**Data to use:**
* begin *

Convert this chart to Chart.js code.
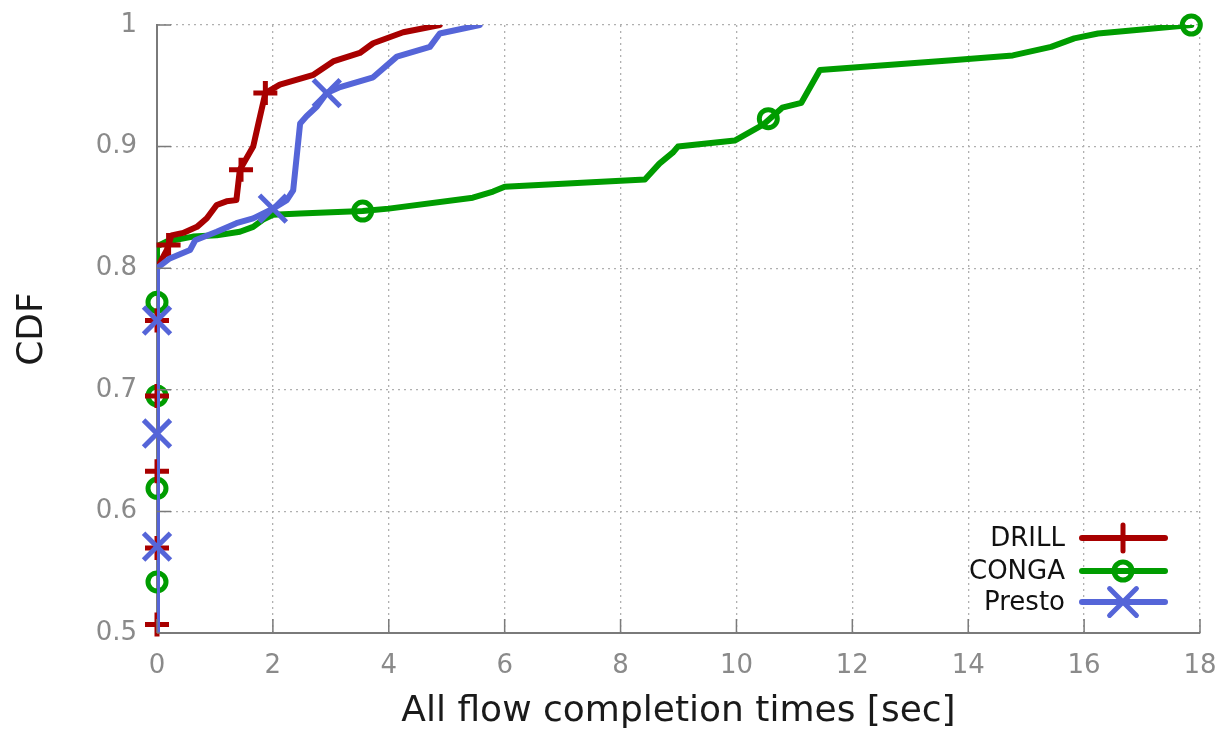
<!DOCTYPE html>
<html><head><meta charset="utf-8">
<script src="https://cdn.jsdelivr.net/npm/chart.js@4.4.0/dist/chart.umd.min.js"></script>
<style>html,body{margin:0;padding:0;background:#fff;}canvas{display:block;}</style>
</head><body>
<canvas id="c" width="1225" height="734"></canvas>
<script>
// ---- data ----
const xTicks = [0, 2, 4, 6, 8, 10, 12, 14, 16, 18];
const yTicks = [0.5, 0.6, 0.7, 0.8, 0.9, 1.0];
const xTitle = 'All flow completion times [sec]';
const yTitle = 'CDF';

const drillX = [0, 0, 0.08, 0.17, 0.25, 0.45, 0.69, 0.86, 1.03, 1.2, 1.37, 1.43, 1.66, 1.75, 1.87, 2.12, 2.7, 3.04, 3.5, 3.73, 4.25, 4.88];
const drillY = [0.5, 0.8, 0.807, 0.815, 0.827, 0.829, 0.834, 0.841, 0.852, 0.855, 0.856, 0.881, 0.900, 0.919, 0.944, 0.951, 0.959, 0.970, 0.977, 0.985, 0.994, 1.0];
const drillMarkX = [0, 0, 0, 0, 0, 0.2, 1.45, 1.87];
const drillMarkY = [0.507, 0.570, 0.633, 0.695, 0.757, 0.819, 0.881, 0.944];

const congaX = [0, 0, 0.17, 0.62, 1.03, 1.43, 1.66, 1.83, 2.0, 2.47, 3.55, 4.0, 5.45, 5.8, 6.0, 8.42, 8.67, 8.9, 8.99, 9.97, 10.46, 10.79, 11.12, 11.44, 13.72, 14.77, 15.43, 15.83, 16.24, 17.85];
const congaY = [0.5, 0.818, 0.822, 0.826, 0.827, 0.830, 0.834, 0.840, 0.844, 0.845, 0.847, 0.849, 0.858, 0.863, 0.867, 0.873, 0.886, 0.895, 0.900, 0.905, 0.918, 0.932, 0.936, 0.963, 0.971, 0.975, 0.982, 0.989, 0.993, 1.0];
const congaMarkX = [0, 0, 0, 0, 3.55, 10.55, 17.85];
const congaMarkY = [0.542, 0.619, 0.695, 0.772, 0.847, 0.923, 1.0];

const prestoX = [0, 0, 0.22, 0.57, 0.66, 1.03, 1.37, 1.66, 2.0, 2.24, 2.35, 2.47, 2.58, 2.76, 2.93, 3.16, 3.73, 4.14, 4.71, 4.88, 5.57];
const prestoY = [0.5, 0.80, 0.808, 0.815, 0.823, 0.830, 0.837, 0.841, 0.849, 0.856, 0.864, 0.919, 0.925, 0.933, 0.944, 0.949, 0.957, 0.974, 0.982, 0.993, 1.0];
const prestoMarkX = [0, 0, 0, 2.0, 2.93];
const prestoMarkY = [0.571, 0.664, 0.757, 0.849, 0.944];

// ---- styling ----
const RED = '#a80000', GREEN = '#009c00', BLUE = '#5565d8';
const FONT = 'DejaVu Sans';
Chart.defaults.font.family = FONT;

function pts(xs, ys) { return xs.map((x, i) => ({x: x, y: ys[i]})); }

function lineDs(label, xs, ys, color, order) {
  return {label, data: pts(xs, ys), borderColor: color, backgroundColor: color, borderWidth: 6,
    pointRadius: 0, showLine: true, tension: 0, order, borderJoinStyle: 'round', borderCapStyle: 'round'};
}
function markDs(label, xs, ys, color, style, radius, order) {
  return {label, data: pts(xs, ys), borderColor: color, backgroundColor: 'rgba(0,0,0,0)', borderWidth: 5,
    pointStyle: style, pointRadius: radius, showLine: false, order, clip: false, isMarker: true};
}

const datasets = [
  lineDs('DRILL', drillX, drillY, RED, 3),
  markDs('DRILL markers', drillMarkX, drillMarkY, RED, 'cross', 12, 2),
  lineDs('CONGA', congaX, congaY, GREEN, 5),
  markDs('CONGA markers', congaMarkX, congaMarkY, GREEN, 'circle', 9, 4),
  lineDs('Presto', prestoX, prestoY, BLUE, 1),
  markDs('Presto markers', prestoMarkX, prestoMarkY, BLUE, 'crossRot', 19, 0),
];
const markerStyle = {DRILL: ['cross', 13], CONGA: ['circle', 9], Presto: ['crossRot', 19]};

const innerTicks = {
  id: 'innerTicks',
  afterDatasetsDraw(chart) {
    const {ctx, chartArea: a, scales: {x, y}} = chart;
    ctx.save();
    ctx.strokeStyle = '#7a7a7a';
    ctx.lineWidth = 1.5;
    ctx.beginPath();
    xTicks.forEach(v => { const p = x.getPixelForValue(v); ctx.moveTo(p, a.bottom); ctx.lineTo(p, a.bottom - 14); });
    yTicks.forEach(v => { const p = y.getPixelForValue(v); ctx.moveTo(a.left, p); ctx.lineTo(a.left + 14, p); });
    ctx.stroke();
    ctx.restore();
  }
};

function drawMarker(ctx, style, r, cx, cy) {
  ctx.beginPath();
  if (style === 'circle') {
    ctx.arc(cx, cy, r, 0, Math.PI * 2);
  } else if (style === 'cross') {
    ctx.moveTo(cx - r, cy); ctx.lineTo(cx + r, cy);
    ctx.moveTo(cx, cy - r); ctx.lineTo(cx, cy + r);
  } else {
    const d = r * Math.SQRT1_2;
    ctx.moveTo(cx - d, cy - d); ctx.lineTo(cx + d, cy + d);
    ctx.moveTo(cx - d, cy + d); ctx.lineTo(cx + d, cy - d);
  }
  ctx.stroke();
}

const keyLegend = {
  id: 'keyLegend',
  afterDraw(chart) {
    const {ctx, chartArea: a} = chart;
    const lines = chart.data.datasets.filter(d => !d.isMarker);
    const rowsY = [a.bottom - 95, a.bottom - 62, a.bottom - 31];
    ctx.save();
    ctx.font = '26px ' + FONT;
    ctx.textAlign = 'right';
    ctx.textBaseline = 'middle';
    lines.forEach((d, i) => {
      const yy = rowsY[i];
      ctx.fillStyle = '#111';
      ctx.fillText(d.label, a.right - 135, yy + 1);
      ctx.strokeStyle = d.borderColor;
      ctx.lineWidth = 6;
      ctx.lineCap = 'round';
      ctx.beginPath(); ctx.moveTo(a.right - 118, yy); ctx.lineTo(a.right - 35, yy); ctx.stroke();
      ctx.lineWidth = 5;
      const [st, r] = markerStyle[d.label];
      drawMarker(ctx, st, r, a.right - 77, yy);
    });
    ctx.restore();
  }
};

new Chart(document.getElementById('c'), {
  type: 'scatter',
  data: {datasets},
  options: {
    responsive: false,
    devicePixelRatio: 1,
    animation: false,
    layout: {padding: {top: 25, right: 25, left: 0, bottom: 0}},
    plugins: {legend: {display: false}, tooltip: {enabled: false}},
    scales: {
      x: {
        type: 'linear', min: 0, max: 18,
        afterBuildTicks: s => { s.ticks = xTicks.map(v => ({value: v})); },
        afterFit: s => { s.height = 101; s.paddingLeft = 0; s.paddingRight = 0; },
        ticks: {font: {size: 26}, color: '#8a8a8a', padding: 18, callback: v => String(v)},
        grid: {color: '#b0b0b0', lineWidth: 1.3, drawTicks: false},
        border: {display: true, color: '#7a7a7a', width: 2, dash: [2, 4]},
        title: {display: true, text: xTitle, font: {size: 36}, color: '#1a1a1a', padding: {top: 0, bottom: 1}}
      },
      y: {
        type: 'linear', min: 0.5, max: 1.0,
        afterBuildTicks: s => { s.ticks = yTicks.map(v => ({value: v})); },
        afterFit: s => { s.width = 157; s.paddingTop = 0; s.paddingBottom = 0; },
        ticks: {font: {size: 26}, color: '#8a8a8a', padding: 20, callback: v => (v === 1 ? '1' : v.toFixed(1))},
        grid: {color: '#b0b0b0', lineWidth: 1.3, drawTicks: false},
        border: {display: true, color: '#7a7a7a', width: 2, dash: [2, 4]},
        title: {display: true, text: yTitle, font: {size: 36}, color: '#1a1a1a', padding: {top: 11, bottom: 0}}
      }
    }
  },
  plugins: [innerTicks, keyLegend]
});
</script>
</body></html>
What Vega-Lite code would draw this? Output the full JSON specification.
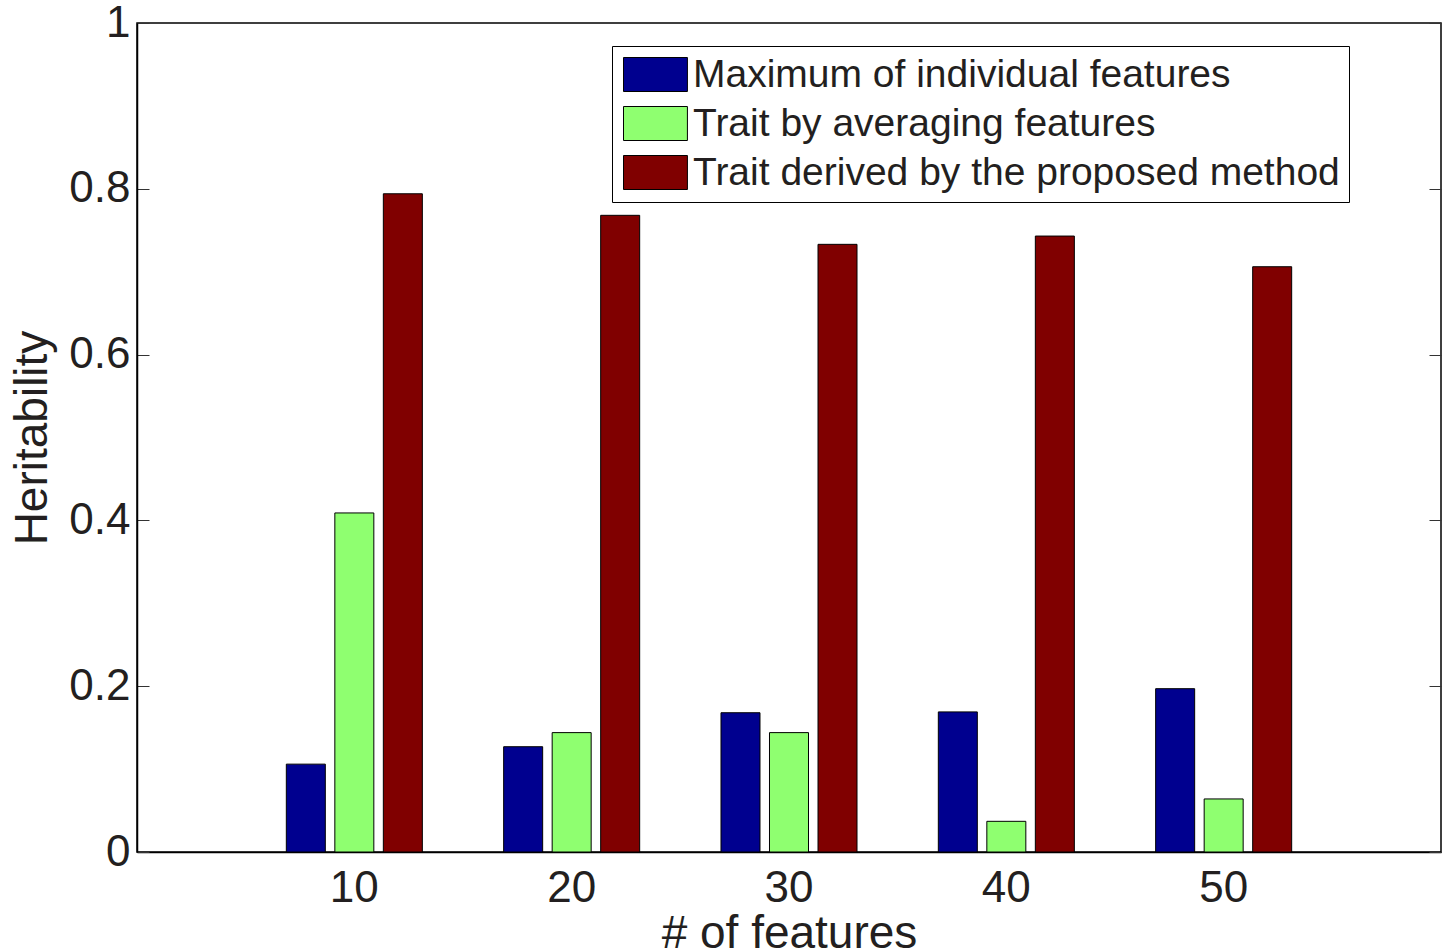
{
  "$schema": "https://vega.github.io/schema/vega-lite/v6.json",
  "width": 1304,
  "height": 829,
  "autosize": {"type": "none"},
  "padding": {"left": 137, "top": 23, "right": 7, "bottom": 99},
  "background": "white",
  "config": {
    "view": {"stroke": "black", "strokeWidth": 1.5},
    "font": "Liberation Sans",
    "axis": {"labelFont": "Liberation Sans", "titleFont": "Liberation Sans", "labelColor": "#231f20", "titleColor": "#231f20", "titleFontWeight": "normal", "grid": false, "domainColor": "black", "domainWidth": 1.5, "tickColor": "#333"}
  },
  "data": {
    "values": [
      {"features": 10, "series": "Maximum of individual features", "h": 0.106},
      {"features": 10, "series": "Trait by averaging features", "h": 0.409},
      {"features": 10, "series": "Trait derived by the proposed method", "h": 0.794},
      {"features": 20, "series": "Maximum of individual features", "h": 0.127},
      {"features": 20, "series": "Trait by averaging features", "h": 0.144},
      {"features": 20, "series": "Trait derived by the proposed method", "h": 0.768},
      {"features": 30, "series": "Maximum of individual features", "h": 0.168},
      {"features": 30, "series": "Trait by averaging features", "h": 0.144},
      {"features": 30, "series": "Trait derived by the proposed method", "h": 0.733},
      {"features": 40, "series": "Maximum of individual features", "h": 0.169},
      {"features": 40, "series": "Trait by averaging features", "h": 0.037},
      {"features": 40, "series": "Trait derived by the proposed method", "h": 0.743},
      {"features": 50, "series": "Maximum of individual features", "h": 0.197},
      {"features": 50, "series": "Trait by averaging features", "h": 0.064},
      {"features": 50, "series": "Trait derived by the proposed method", "h": 0.706}
    ]
  },
  "layer": [
    {
      "mark": {"type": "bar", "stroke": "black", "strokeWidth": 1, "opacity": 1},
      "encoding": {
        "x": {"field": "features", "type": "ordinal", "scale": {"paddingInner": 0, "paddingOuter": 0.5},
          "axis": {"title": "# of features", "labelAngle": 0, "labelFontSize": 44, "titleFontSize": 46, "ticks": false, "labelPadding": 14, "titlePadding": 1}},
        "xOffset": {"field": "series", "type": "nominal", "sort": ["Maximum of individual features", "Trait by averaging features", "Trait derived by the proposed method"], "scale": {"paddingInner": 0.196, "paddingOuter": 0.838}},
        "y": {"field": "h", "type": "quantitative", "scale": {"domain": [0, 1], "nice": false},
          "axis": {"title": "Heritability", "values": [0, 0.2, 0.4, 0.6, 0.8, 1], "format": "~g", "labelFontSize": 44, "titleFontSize": 46, "tickSize": -12, "labelPadding": 19, "titlePadding": 12}},
        "color": {"field": "series", "type": "nominal", "sort": ["Maximum of individual features", "Trait by averaging features", "Trait derived by the proposed method"],
          "scale": {"domain": ["Maximum of individual features", "Trait by averaging features", "Trait derived by the proposed method"], "range": ["#00008f", "#8fff70", "#800000"]},
          "legend": {"orient": "none", "legendX": 475, "legendY": 23, "title": null, "symbolType": "M-1,-1H2.76V1H-1Z", "symbolSize": 1156, "symbolStrokeColor": "black", "symbolStrokeWidth": 1, "symbolOpacity": 1, "labelFontSize": 39, "labelFont": "Liberation Sans", "labelColor": "#231f20", "labelOffset": 33, "rowPadding": 9, "padding": 9, "strokeColor": "black", "fillColor": "white", "labelLimit": 0}}
      }
    },
    {
      "mark": {"type": "bar", "opacity": 0},
      "encoding": {
        "x": {"field": "features", "type": "ordinal"},
        "xOffset": {"field": "series", "type": "nominal", "sort": ["Maximum of individual features", "Trait by averaging features", "Trait derived by the proposed method"]},
        "y": {"field": "h", "type": "quantitative",
          "axis": {"orient": "right", "title": null, "values": [0, 0.2, 0.4, 0.6, 0.8, 1], "labels": false, "domain": false, "tickSize": -12}}
      }
    }
  ],
  "resolve": {"axis": {"y": "independent"}}
}
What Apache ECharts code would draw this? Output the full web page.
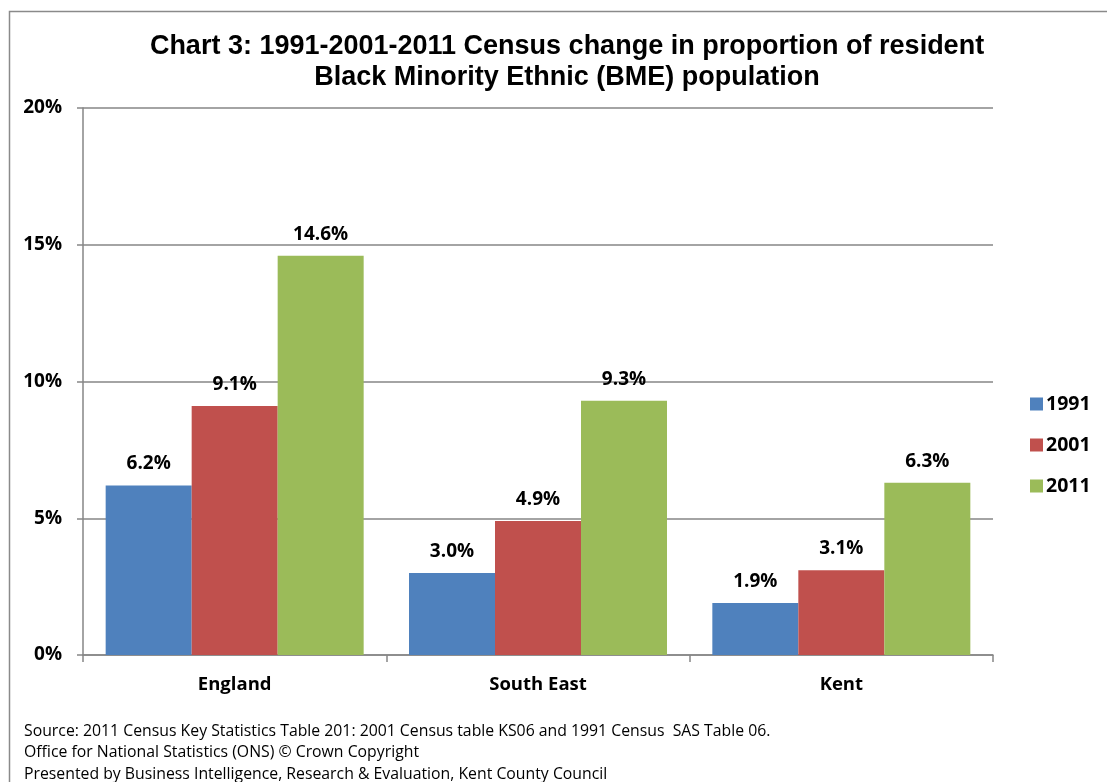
<!DOCTYPE html>
<html><head><meta charset="utf-8">
<script src="https://cdn.jsdelivr.net/npm/echarts@6/dist/echarts.min.js"></script>
<style>html,body{margin:0;padding:0;background:#fff}#c{width:1107px;height:782px}</style>
</head><body><div id="c"></div>
<script>
const categories = ['England', 'South East', 'Kent'];
const seriesNames = ['1991', '2001', '2011'];
const values1991 = [6.2, 3.0, 1.9];
const values2001 = [9.1, 4.9, 3.1];
const values2011 = [14.6, 9.3, 6.3];
const yTicks = [0, 5, 10, 15, 20];
const titleLines = ['Chart 3: 1991-2001-2011 Census change in proportion of resident', 'Black Minority Ethnic (BME) population'];
const notes = ['Source: 2011 Census Key Statistics Table 201: 2001 Census table KS06 and 1991 Census  SAS Table 06.',
  'Office for National Statistics (ONS) \u00A9 Crown Copyright',
  'Presented by Business Intelligence, Research & Evaluation, Kent County Council'];
const colors = ['#4F81BD', '#C0504D', '#9BBB59'];
const allValues = [values1991, values2001, values2011];

const chart = echarts.init(document.getElementById('c'), null, {renderer: 'canvas'});
const labelFont = '"Open Sans", Lato, sans-serif';
chart.setOption({
  animation: false,
  backgroundColor: '#fff',
  title: {
    text: titleLines.join('\n'), left: 562, top: 26, textAlign: 'center',
    textStyle: {fontFamily: '"Liberation Sans", Arial, sans-serif', fontWeight: 'bold', fontSize: 27, lineHeight: 31, color: '#000'}
  },
  legend: {
    orient: 'vertical', left: 1025, top: 389, itemWidth: 13, itemHeight: 13, itemGap: 21, icon: 'rect',
    data: seriesNames,
    textStyle: {fontFamily: labelFont, fontWeight: 'bold', fontSize: 19.5, color: '#000', padding: [0, 0, 0, -2]}
  },
  grid: {left: 83, right: 114, top: 108, bottom: 127},
  xAxis: {
    type: 'category', data: categories,
    axisLine: {lineStyle: {color: '#868686', width: 1.5}},
    axisTick: {show: true, length: 7, lineStyle: {color: '#868686', width: 1.5}},
    axisLabel: {margin: 20, fontFamily: labelFont, fontWeight: 'bold', fontSize: 18.5, color: '#000'}
  },
  yAxis: {
    type: 'value', min: yTicks[0], max: yTicks[yTicks.length - 1], interval: 5,
    axisLine: {show: true, lineStyle: {color: '#868686', width: 1.5}},
    axisTick: {show: true, length: 6, lineStyle: {color: '#868686', width: 1.5}},
    splitLine: {lineStyle: {color: '#868686', width: 1.5}},
    axisLabel: {margin: 21, formatter: '{value}%', fontFamily: labelFont, fontWeight: 'bold', fontSize: 19, color: '#000'}
  },
  series: seriesNames.map((n, i) => ({
    name: n, type: 'bar', data: allValues[i], barWidth: 86, barGap: '0%',
    itemStyle: {color: colors[i]},
    label: {show: true, position: 'top', distance: 12, formatter: p => p.value.toFixed(1) + '%',
      fontFamily: labelFont, fontWeight: 'bold', fontSize: 19, color: '#000'}
  })),
  graphic: [
    {type: 'rect', shape: {x: 9.5, y: 11.5, width: 1200, height: 900}, style: {fill: 'none', stroke: '#8a8a8a', lineWidth: 1.5}, silent: true},
    ...notes.map((t, i) => ({type: 'text', left: 24, top: 723 + i * 21.5,
      style: {text: t, font: '15.8px "Open Sans", Lato, sans-serif', fill: '#000'}}))
  ]
});
</script></body></html>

* end *

In the listing, find all lines with the string "Output" and copy them.

**Result for this task:**
What Vega-Lite code would draw this? Output the full JSON specification.
What Apache ECharts code would draw this? Output the full web page.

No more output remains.